Like jumping into an ice lake, I imagine.
Extreme weather phenomena impact individuals and their communities
Teaching Note: I broke “phenomena” down into two concepts. A phenomena is an event that is both unique and difficult to understand.
Lines of Inquiry
- Scientists investigate extreme weather in different communities
- Climate change impacts extreme weather
- People advance technology to prepare for extreme weather
Where did we do our learning?
We compiled our digital resources on our class’ Weebly and also activated the classroom as the third teacher. I will get photos of the finished product in my next post.
Here is a breakdown (by week) of this Unit of Inquiry:
We started our new unit of inquiry. The kids already showed a solid understanding of different types of extreme weather but had an thirst for more knowledge and experience. We tore through a number of helpful resources on our Symbaloo, and some students added some of their own to the class Padlet.
We immediately confronted the burning questions focused on how weather occurs and how people prepare for those events. Many of the kids wondered about lightning, so we have started a focused study of lightning, including a balloon and spoon experiment!
The children were fascinated by the diversity of extreme weather phenomena around the world, and we played a few different disaster scenario games to better understand how scientist learn about weather and decide on emergency procedures.
In the second week of unit inquiry, we are reflecting on what we have learned about the features and emergency preparation procedures for many different types of extreme weather. Grade 3 combined their knowledge of different extreme weather and natural disaster scenarios to create PHENOMENA: The Extreme Weather Game.
Much like the children’s game Shipwrecked, Phenomena is a call and response game. These are the call and response pairs designed by students.
We will be practicing the call and response pairs to help us remember how to prepare in different scenarios. Hopefully, we will be ready to demonstrate by Showcase! Come play with us!
During Week 3, Grade 3 strengthened their conceptual understandings of the information gained in Weeks 1 and 2. This was a great week of experimentation and exploration.
The children expressed an interest in learning about different survivors, so we focused on the harrowing story of Winston Kemp, a man who just wanted to save his pumpkins. The children then spent time independently learning about other people who have survived extreme weather events.
We also discovered a box tornado simulator that we then constructed in class for Showcase. Luckily, we were able to complete some of the tornado simulators by Showcase. We had originally planned to play Phenomena, but Showcase was a rainy day.

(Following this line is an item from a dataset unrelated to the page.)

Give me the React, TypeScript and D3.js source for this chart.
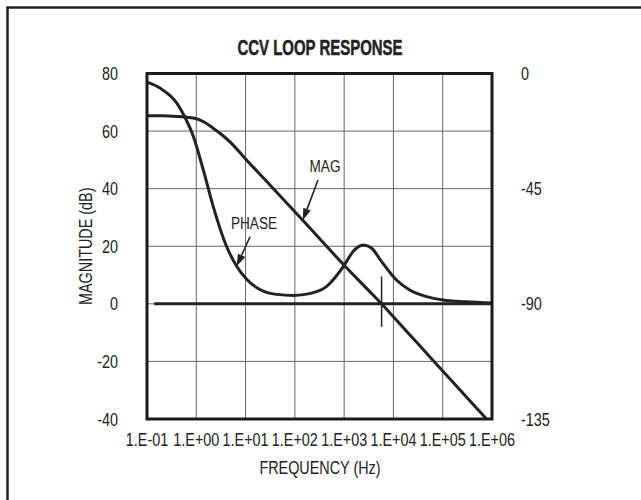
import React from "react";
import * as d3 from "d3";

const title = "CCV LOOP RESPONSE";
const xTitle = "FREQUENCY (Hz)";
const yTitle = "MAGNITUDE (dB)";
const freqTicks = [0.1, 1, 10, 100, 1000, 10000, 100000, 1000000];
const freqTickLabels = ["1.E-01", "1.E+00", "1.E+01", "1.E+02", "1.E+03", "1.E+04", "1.E+05", "1.E+06"];
const magTicks = [80, 60, 40, 20, 0, -20, -40];
const phaseTicks = [0, -45, -90, -135];

const magFreq = [0.1, 0.2, 0.4, 1, 1.5, 2.2, 3.16, 5, 10, 31.6, 100, 316, 1000, 3160, 5750, 10000, 31600, 100000, 316000, 776000];
const magDb = [65.3, 65.3, 65.1, 64.3, 63.0, 61.0, 59.0, 56.0, 50.3, 41.2, 32.0, 22.7, 13.4, 4.6, 0, -4.5, -13.9, -23.3, -32.7, -40];

const phaseFreq = [0.1, 0.18, 0.4, 0.55, 0.87, 1.38, 2.2, 4.1, 6.6, 10.5, 19.5, 42.7, 93, 200, 436, 1000, 1510, 2450, 3630, 5750, 11500, 21400, 46800, 102000, 295000, 1000000];
const phaseDeg = [-3.4, -5.6, -11.5, -16, -24.5, -37.5, -51.9, -67.5, -75.3, -80.4, -84.4, -86.3, -86.7, -86, -83.3, -75, -69.6, -67, -68.3, -73.5, -80.7, -84.6, -87.2, -88.5, -89.2, -89.7];

const refFreq = [0.14, 1000000];
const refPhase = [-90, -90];

const crossFreq = [5750, 5750];
const crossDb = [9.5, -8];

function CText(props: any) {
  const { x, y, anchor = "middle", size = 18, weight = "normal", sx = 0.8, rotate = 0, stroke, children } = props;
  return (
    <text
      transform={`translate(${x},${y}) rotate(${rotate}) scale(${sx},1)`}
      textAnchor={anchor}
      fontSize={size}
      fontWeight={weight}
      fontFamily="'Liberation Sans', Arial, sans-serif"
      fill="#222"
      stroke={stroke ? "#222" : "none"}
      strokeWidth={stroke || 0}
    >
      {children}
    </text>
  );
}

function Arrow({ x1, y1, x2, y2 }: any) {
  const ang = Math.atan2(y2 - y1, x2 - x1);
  const L = 12, W = 4;
  const bx = x2 - L * Math.cos(ang), by = y2 - L * Math.sin(ang);
  const p1 = [bx + W * Math.sin(ang), by - W * Math.cos(ang)];
  const p2 = [bx - W * Math.sin(ang), by + W * Math.cos(ang)];
  return (
    <g>
      <line x1={x1} y1={y1} x2={bx} y2={by} stroke="#222" strokeWidth={1.6} />
      <polygon points={`${x2},${y2} ${p1[0]},${p1[1]} ${p2[0]},${p2[1]}`} fill="#222" />
    </g>
  );
}

export default function App() {
  const W = 641, H = 500;
  const left = 147, right = 492, top = 73.5, bottom = 419;
  const x = d3.scaleLog().domain([0.1, 1000000]).range([left, right]);
  const y = d3.scaleLinear().domain([-40, 80]).range([bottom, top]);
  const yp = d3.scaleLinear().domain([-135, 0]).range([bottom, top]);

  const magLine = d3.line<number>().x((_, i) => x(magFreq[i])).y((d) => y(d)).curve(d3.curveMonotoneX);
  const phaseLine = d3.line<number>().x((_, i) => x(phaseFreq[i])).y((d) => yp(d)).curve(d3.curveMonotoneX);

  const magAt = (f: number) => {
    const i = d3.bisector((v: number) => v).left(magFreq, f);
    const f0 = magFreq[i - 1], f1 = magFreq[i];
    const t = (Math.log10(f) - Math.log10(f0)) / (Math.log10(f1) - Math.log10(f0));
    return magDb[i - 1] + t * (magDb[i] - magDb[i - 1]);
  };
  const phAt = (f: number) => {
    const i = d3.bisector((v: number) => v).left(phaseFreq, f);
    const f0 = phaseFreq[i - 1], f1 = phaseFreq[i];
    const t = (Math.log10(f) - Math.log10(f0)) / (Math.log10(f1) - Math.log10(f0));
    return phaseDeg[i - 1] + t * (phaseDeg[i] - phaseDeg[i - 1]);
  };

  const magTipF = 145;
  const phTipF = 6.6;

  return (
    <svg width={W} height={H} style={{ position: "absolute", left: 0, top: 0, background: "#fff" }}>
      <rect x={0} y={0} width={W} height={H} fill="#fff" />
      <rect x={7.5} y={7.5} width={W + 20} height={H + 20} fill="none" stroke="#222" strokeWidth={2.5} />

      <CText x={320} y={55} size={22} weight="bold" sx={0.68} stroke={0.5}>{title}</CText>

      {freqTicks.map((f) => (
        <line key={"gx" + f} x1={x(f)} x2={x(f)} y1={top} y2={bottom} stroke="#666" strokeWidth={1} />
      ))}
      {magTicks.map((m) => (
        <line key={"gy" + m} x1={left} x2={right} y1={y(m)} y2={y(m)} stroke="#666" strokeWidth={1} />
      ))}

      <path
        d={d3.line<number>().x((_, i) => x(refFreq[i])).y((d) => yp(d))(refPhase) || ""}
        fill="none"
        stroke="#222"
        strokeWidth={3}
      />
      <path d={magLine(magDb) || ""} fill="none" stroke="#222" strokeWidth={3} />
      <path d={phaseLine(phaseDeg) || ""} fill="none" stroke="#222" strokeWidth={3} />
      <line x1={x(crossFreq[0])} x2={x(crossFreq[1])} y1={y(crossDb[0])} y2={y(crossDb[1])} stroke="#222" strokeWidth={1.5} />

      <rect x={left} y={top} width={right - left} height={bottom - top} fill="none" stroke="#1a1a1a" strokeWidth={3} />

      {magTicks.map((m) => (
        <CText key={"ml" + m} x={118} y={y(m) + 6.5} anchor="end">{String(m)}</CText>
      ))}
      {phaseTicks.map((p) => (
        <CText key={"pl" + p} x={521} y={yp(p) + 6.5} anchor="start">{String(p)}</CText>
      ))}
      {freqTicks.map((f, i) => (
        <CText key={"fl" + f} x={x(f)} y={446}>{freqTickLabels[i]}</CText>
      ))}
      <CText x={320} y={474}>{xTitle}</CText>
      <CText x={92} y={(top + bottom) / 2} rotate={-90}>{yTitle}</CText>

      <CText x={325} y={172} size={17}>MAG</CText>
      <Arrow x1={x(295)} y1={y(43)} x2={x(magTipF)} y2={y(magAt(magTipF))} />
      <CText x={254} y={229} size={17}>PHASE</CText>
      <Arrow x1={x(12.3)} y1={y(23.3)} x2={x(phTipF)} y2={yp(phAt(phTipF))} />
    </svg>
  );
}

In the fourth week of inquiry, we tackled some complex subjects, specifically the topic of climate change and Earth’s atmosphere. We read a NASA book that explained the basics of what an atmosphere is and discussed the children’s burning questions. The Grade 3 kids made strong connections to their Grade 2 space unit, and already understood that the atmosphere protects the planet from meteors.
To learn about how the atmosphere helps balance temperatures on Earth, we conducted some outside experiments and digital experiments using a helpful atmosphere simulation. We learned that sunlight carries heat and light energy. We also learned that greenhouse gases hold heat.
The kids were able to connect rising greenhouse gases with warmer temperatures on Earth.
We ended Week 4 by looking at some new technologies that are trying to help people prepare for the more extreme weather trends in the future.
In this last week, Grade 3 brought our unit to a close by reflecting on what we have learned and pursuing actions that show our understanding. We conducted interviews and created posters showing how we can organize our knowledge to create a better conceptual understanding of the challenges people face with climate change and increasingly extreme weather.
One of the types of technology we looked at that could help people coping with heat waves was the EcoCooler.
Since the temperature shot up to 30°C this weekend, I’m sure we’ll be grateful for having these EcoCoolers come Monday morning!